What you should do
From the very first line of the data to the line containing "ms=6, clip_on=False, zorder=5)", retype everything exactly, leaving the pictures behind.
** BEGIN Data provided **
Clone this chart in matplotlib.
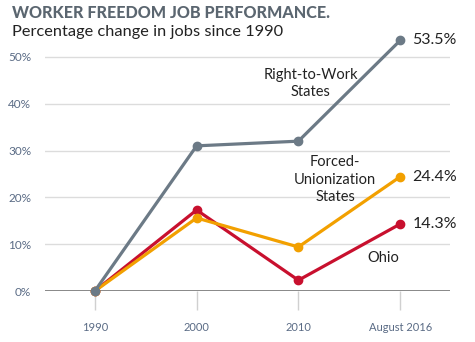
import matplotlib
matplotlib.use("Agg")
import matplotlib.pyplot as plt

years = ["1990", "2000", "2010", "August 2016"]
right_to_work = [0, 31.0, 32.0, 53.5]
forced_union = [0, 15.6, 9.4, 24.4]
ohio = [0, 17.3, 2.3, 14.3]
yticks = [0, 10, 20, 30, 40, 50]

plt.rcParams['font.family'] = ['Lato', 'DejaVu Sans']

fig = plt.figure(figsize=(4.75, 3.42), dpi=100)
ax = fig.add_axes([45/475, (342-291)/342, 405/475, 0.753])
x = list(range(len(years)))
ax.set_xlim(-0.49, 3.49)
ax.set_ylim(0, 55)

for v in yticks[1:]:
    ax.axhline(v, color="#dcdcdc", lw=1, zorder=0)
ax.axhline(0, color="#888888", lw=1.4, zorder=1)

c_gray = "#6c7a86"
c_orange = "#f2a000"
c_red = "#c8102e"
ax.plot(x, ohio, color=c_red, lw=2.3, marker="o", ms=6, clip_on=False, zorder=3)
ax.plot(x, forced_union, color=c_orange, lw=2.3, marker="o", ms=6, clip_on=False, zorder=4)
ax.plot(x, right_to_work, color=c_gray, lw=2.3, marker="o", ms=6, clip_on=False, zorder=5)

for s in ax.spines.values():
    s.set_visible(False)
ax.set_xticks(x)
ax.set_xticklabels(years)
ax.set_yticks(yticks)
ax.set_yticklabels([f"{v}%" for v in yticks])
ax.tick_params(axis="x", length=14, width=1, color="#d0d0d0", pad=8, labelsize=8, labelcolor="#5a6b85")
ax.tick_params(axis="y", length=0, pad=10, labelsize=8.5, labelcolor="#5a6b85")

tc = "#222222"
ax.text(3.12, right_to_work[3], f"{right_to_work[3]}%", fontsize=11.5, color=tc, va="center", ha="left")
ax.text(3.12, forced_union[3], f"{forced_union[3]}%", fontsize=11.5, color=tc, va="center", ha="left")
ax.text(3.12, ohio[3], f"{ohio[3]}%", fontsize=11.5, color=tc, va="center", ha="left")
ax.text(2.12, 44.3, "Right-to-Work\nStates", fontsize=10.5, color=tc, ha="center", va="center", linespacing=1.3)
ax.text(2.36, 23.8, "Forced-\nUnionization\nStates", fontsize=10.5, color=tc, ha="center", va="center", linespacing=1.3)
ax.text(2.83, 7.0, "Ohio", fontsize=10.5, color=tc, ha="center", va="center")

fig.text(12/475, 1 - 13/342, "WORKER FREEDOM JOB PERFORMANCE.", fontsize=11.6, fontweight="black",
         color="#5b6670", va="center", ha="left")
fig.text(12/475, 1 - 32/342, "Percentage change in jobs since 1990", fontsize=11.8, color="#222222",
         va="center", ha="left")

fig.savefig("out.png", dpi=100)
** END Data provided **
Result
Clone this chart in matplotlib.
import matplotlib
matplotlib.use("Agg")
import matplotlib.pyplot as plt

years = ["1990", "2000", "2010", "August 2016"]
right_to_work = [0, 31.0, 32.0, 53.5]
forced_union = [0, 15.6, 9.4, 24.4]
ohio = [0, 17.3, 2.3, 14.3]
yticks = [0, 10, 20, 30, 40, 50]

plt.rcParams['font.family'] = ['Lato', 'DejaVu Sans']

fig = plt.figure(figsize=(4.75, 3.42), dpi=100)
ax = fig.add_axes([45/475, (342-291)/342, 405/475, 0.753])
x = list(range(len(years)))
ax.set_xlim(-0.49, 3.49)
ax.set_ylim(0, 55)

for v in yticks[1:]:
    ax.axhline(v, color="#dcdcdc", lw=1, zorder=0)
ax.axhline(0, color="#888888", lw=1.4, zorder=1)

c_gray = "#6c7a86"
c_orange = "#f2a000"
c_red = "#c8102e"
ax.plot(x, ohio, color=c_red, lw=2.3, marker="o", ms=6, clip_on=False, zorder=3)
ax.plot(x, forced_union, color=c_orange, lw=2.3, marker="o", ms=6, clip_on=False, zorder=4)
ax.plot(x, right_to_work, color=c_gray, lw=2.3, marker="o", ms=6, clip_on=False, zorder=5)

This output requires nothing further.